Source excerpt:
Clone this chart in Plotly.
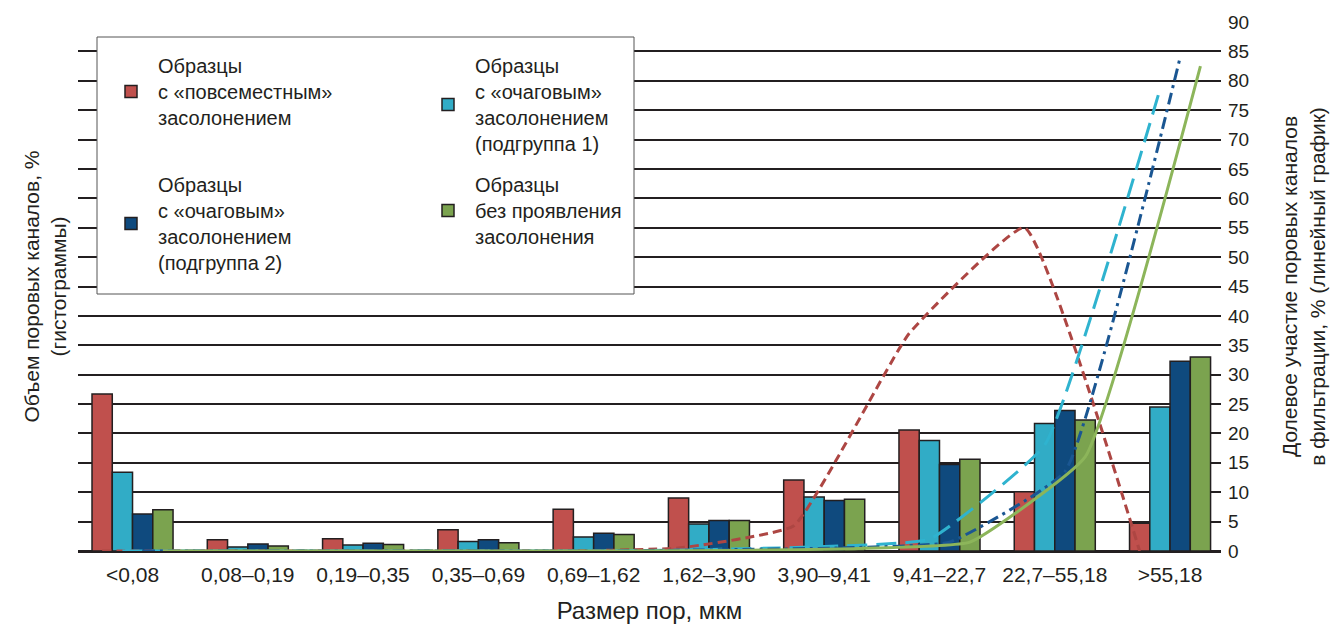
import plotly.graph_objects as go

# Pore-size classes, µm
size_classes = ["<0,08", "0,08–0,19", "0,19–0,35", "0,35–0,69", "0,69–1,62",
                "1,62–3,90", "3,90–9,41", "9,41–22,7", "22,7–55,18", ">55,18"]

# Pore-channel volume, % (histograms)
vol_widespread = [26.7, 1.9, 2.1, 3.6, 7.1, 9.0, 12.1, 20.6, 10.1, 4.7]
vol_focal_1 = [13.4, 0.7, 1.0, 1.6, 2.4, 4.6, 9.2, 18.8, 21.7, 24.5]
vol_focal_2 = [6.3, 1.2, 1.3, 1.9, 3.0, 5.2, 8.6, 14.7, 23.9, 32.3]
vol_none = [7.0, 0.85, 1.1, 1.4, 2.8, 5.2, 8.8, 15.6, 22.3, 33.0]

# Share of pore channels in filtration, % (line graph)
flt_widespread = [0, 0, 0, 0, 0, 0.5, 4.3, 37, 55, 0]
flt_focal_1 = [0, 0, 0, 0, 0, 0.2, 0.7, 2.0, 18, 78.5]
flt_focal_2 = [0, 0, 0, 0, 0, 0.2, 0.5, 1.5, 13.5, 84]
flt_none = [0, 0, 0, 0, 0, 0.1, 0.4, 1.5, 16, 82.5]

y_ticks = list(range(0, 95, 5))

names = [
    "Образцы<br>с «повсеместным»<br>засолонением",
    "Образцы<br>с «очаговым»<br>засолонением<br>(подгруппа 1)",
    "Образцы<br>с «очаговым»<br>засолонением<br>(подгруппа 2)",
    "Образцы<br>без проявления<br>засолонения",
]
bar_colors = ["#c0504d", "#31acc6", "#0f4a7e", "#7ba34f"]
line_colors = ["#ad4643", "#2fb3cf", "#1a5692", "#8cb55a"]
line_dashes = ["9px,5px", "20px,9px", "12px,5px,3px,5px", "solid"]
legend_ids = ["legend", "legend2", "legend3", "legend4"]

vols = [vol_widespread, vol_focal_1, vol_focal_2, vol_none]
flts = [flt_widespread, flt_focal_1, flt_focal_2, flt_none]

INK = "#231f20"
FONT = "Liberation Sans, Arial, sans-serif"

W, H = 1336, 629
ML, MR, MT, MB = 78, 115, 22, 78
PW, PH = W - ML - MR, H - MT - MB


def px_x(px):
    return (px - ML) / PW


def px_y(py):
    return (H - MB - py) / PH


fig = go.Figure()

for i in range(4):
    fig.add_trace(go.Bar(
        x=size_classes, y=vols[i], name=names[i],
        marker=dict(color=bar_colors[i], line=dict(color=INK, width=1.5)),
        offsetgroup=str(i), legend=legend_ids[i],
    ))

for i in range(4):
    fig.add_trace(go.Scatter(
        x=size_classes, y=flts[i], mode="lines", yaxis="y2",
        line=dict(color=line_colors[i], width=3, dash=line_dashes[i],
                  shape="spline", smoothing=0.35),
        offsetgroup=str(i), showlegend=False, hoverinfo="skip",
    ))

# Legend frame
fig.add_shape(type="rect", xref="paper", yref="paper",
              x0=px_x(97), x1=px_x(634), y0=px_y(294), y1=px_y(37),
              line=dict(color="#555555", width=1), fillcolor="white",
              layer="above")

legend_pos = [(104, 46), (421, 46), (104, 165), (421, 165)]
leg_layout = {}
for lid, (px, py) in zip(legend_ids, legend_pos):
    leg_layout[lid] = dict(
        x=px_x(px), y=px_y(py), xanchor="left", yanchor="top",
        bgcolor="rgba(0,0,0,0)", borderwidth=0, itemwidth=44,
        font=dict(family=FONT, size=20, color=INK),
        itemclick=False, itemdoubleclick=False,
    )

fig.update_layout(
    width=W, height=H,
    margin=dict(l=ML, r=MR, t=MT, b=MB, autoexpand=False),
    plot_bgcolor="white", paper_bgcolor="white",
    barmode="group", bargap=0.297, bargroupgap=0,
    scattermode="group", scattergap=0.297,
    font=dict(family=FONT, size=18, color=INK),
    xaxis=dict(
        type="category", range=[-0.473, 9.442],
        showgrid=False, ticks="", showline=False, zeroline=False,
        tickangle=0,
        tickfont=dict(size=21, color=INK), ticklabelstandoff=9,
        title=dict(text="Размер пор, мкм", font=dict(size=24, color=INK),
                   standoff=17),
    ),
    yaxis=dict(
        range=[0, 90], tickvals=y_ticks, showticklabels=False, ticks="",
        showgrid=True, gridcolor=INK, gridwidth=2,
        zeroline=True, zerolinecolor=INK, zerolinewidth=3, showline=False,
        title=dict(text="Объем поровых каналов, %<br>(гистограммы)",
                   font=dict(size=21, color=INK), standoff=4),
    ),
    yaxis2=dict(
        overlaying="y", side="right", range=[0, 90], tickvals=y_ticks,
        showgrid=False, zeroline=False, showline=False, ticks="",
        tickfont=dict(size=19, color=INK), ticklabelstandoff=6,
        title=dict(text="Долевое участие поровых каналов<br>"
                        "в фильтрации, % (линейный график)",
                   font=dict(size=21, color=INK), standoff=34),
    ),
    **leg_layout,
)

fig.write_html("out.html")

Required task:
Using the material above, return every line exactly as it appears, minus the pictures.

Solution for this exercise:
Clone this chart in Plotly.
import plotly.graph_objects as go

# Pore-size classes, µm
size_classes = ["<0,08", "0,08–0,19", "0,19–0,35", "0,35–0,69", "0,69–1,62",
                "1,62–3,90", "3,90–9,41", "9,41–22,7", "22,7–55,18", ">55,18"]

# Pore-channel volume, % (histograms)
vol_widespread = [26.7, 1.9, 2.1, 3.6, 7.1, 9.0, 12.1, 20.6, 10.1, 4.7]
vol_focal_1 = [13.4, 0.7, 1.0, 1.6, 2.4, 4.6, 9.2, 18.8, 21.7, 24.5]
vol_focal_2 = [6.3, 1.2, 1.3, 1.9, 3.0, 5.2, 8.6, 14.7, 23.9, 32.3]
vol_none = [7.0, 0.85, 1.1, 1.4, 2.8, 5.2, 8.8, 15.6, 22.3, 33.0]

# Share of pore channels in filtration, % (line graph)
flt_widespread = [0, 0, 0, 0, 0, 0.5, 4.3, 37, 55, 0]
flt_focal_1 = [0, 0, 0, 0, 0, 0.2, 0.7, 2.0, 18, 78.5]
flt_focal_2 = [0, 0, 0, 0, 0, 0.2, 0.5, 1.5, 13.5, 84]
flt_none = [0, 0, 0, 0, 0, 0.1, 0.4, 1.5, 16, 82.5]

y_ticks = list(range(0, 95, 5))

names = [
    "Образцы<br>с «повсеместным»<br>засолонением",
    "Образцы<br>с «очаговым»<br>засолонением<br>(подгруппа 1)",
    "Образцы<br>с «очаговым»<br>засолонением<br>(подгруппа 2)",
    "Образцы<br>без проявления<br>засолонения",
]
bar_colors = ["#c0504d", "#31acc6", "#0f4a7e", "#7ba34f"]
line_colors = ["#ad4643", "#2fb3cf", "#1a5692", "#8cb55a"]
line_dashes = ["9px,5px", "20px,9px", "12px,5px,3px,5px", "solid"]
legend_ids = ["legend", "legend2", "legend3", "legend4"]

vols = [vol_widespread, vol_focal_1, vol_focal_2, vol_none]
flts = [flt_widespread, flt_focal_1, flt_focal_2, flt_none]

INK = "#231f20"
FONT = "Liberation Sans, Arial, sans-serif"

W, H = 1336, 629
ML, MR, MT, MB = 78, 115, 22, 78
PW, PH = W - ML - MR, H - MT - MB


def px_x(px):
    return (px - ML) / PW


def px_y(py):
    return (H - MB - py) / PH


fig = go.Figure()

for i in range(4):
    fig.add_trace(go.Bar(
        x=size_classes, y=vols[i], name=names[i],
        marker=dict(color=bar_colors[i], line=dict(color=INK, width=1.5)),
        offsetgroup=str(i), legend=legend_ids[i],
    ))

for i in range(4):
    fig.add_trace(go.Scatter(
        x=size_classes, y=flts[i], mode="lines", yaxis="y2",
        line=dict(color=line_colors[i], width=3, dash=line_dashes[i],
                  shape="spline", smoothing=0.35),
        offsetgroup=str(i), showlegend=False, hoverinfo="skip",
    ))

# Legend frame
fig.add_shape(type="rect", xref="paper", yref="paper",
              x0=px_x(97), x1=px_x(634), y0=px_y(294), y1=px_y(37),
              line=dict(color="#555555", width=1), fillcolor="white",
              layer="above")

legend_pos = [(104, 46), (421, 46), (104, 165), (421, 165)]
leg_layout = {}
for lid, (px, py) in zip(legend_ids, legend_pos):
    leg_layout[lid] = dict(
        x=px_x(px), y=px_y(py), xanchor="left", yanchor="top",
        bgcolor="rgba(0,0,0,0)", borderwidth=0, itemwidth=44,
        font=dict(family=FONT, size=20, color=INK),
        itemclick=False, itemdoubleclick=False,
    )

fig.update_layout(
    width=W, height=H,
    margin=dict(l=ML, r=MR, t=MT, b=MB, autoexpand=False),
    plot_bgcolor="white", paper_bgcolor="white",
    barmode="group", bargap=0.297, bargroupgap=0,
    scattermode="group", scattergap=0.297,
    font=dict(family=FONT, size=18, color=INK),
    xaxis=dict(
        type="category", range=[-0.473, 9.442],
        showgrid=False, ticks="", showline=False, zeroline=False,
        tickangle=0,
        tickfont=dict(size=21, color=INK), ticklabelstandoff=9,
        title=dict(text="Размер пор, мкм", font=dict(size=24, color=INK),
                   standoff=17),
    ),
    yaxis=dict(
        range=[0, 90], tickvals=y_ticks, showticklabels=False, ticks="",
        showgrid=True, gridcolor=INK, gridwidth=2,
        zeroline=True, zerolinecolor=INK, zerolinewidth=3, showline=False,
        title=dict(text="Объем поровых каналов, %<br>(гистограммы)",
                   font=dict(size=21, color=INK), standoff=4),
    ),
    yaxis2=dict(
        overlaying="y", side="right", range=[0, 90], tickvals=y_ticks,
        showgrid=False, zeroline=False, showline=False, ticks="",
        tickfont=dict(size=19, color=INK), ticklabelstandoff=6,
        title=dict(text="Долевое участие поровых каналов<br>"
                        "в фильтрации, % (линейный график)",
                   font=dict(size=21, color=INK), standoff=34),
    ),
    **leg_layout,
)

fig.write_html("out.html")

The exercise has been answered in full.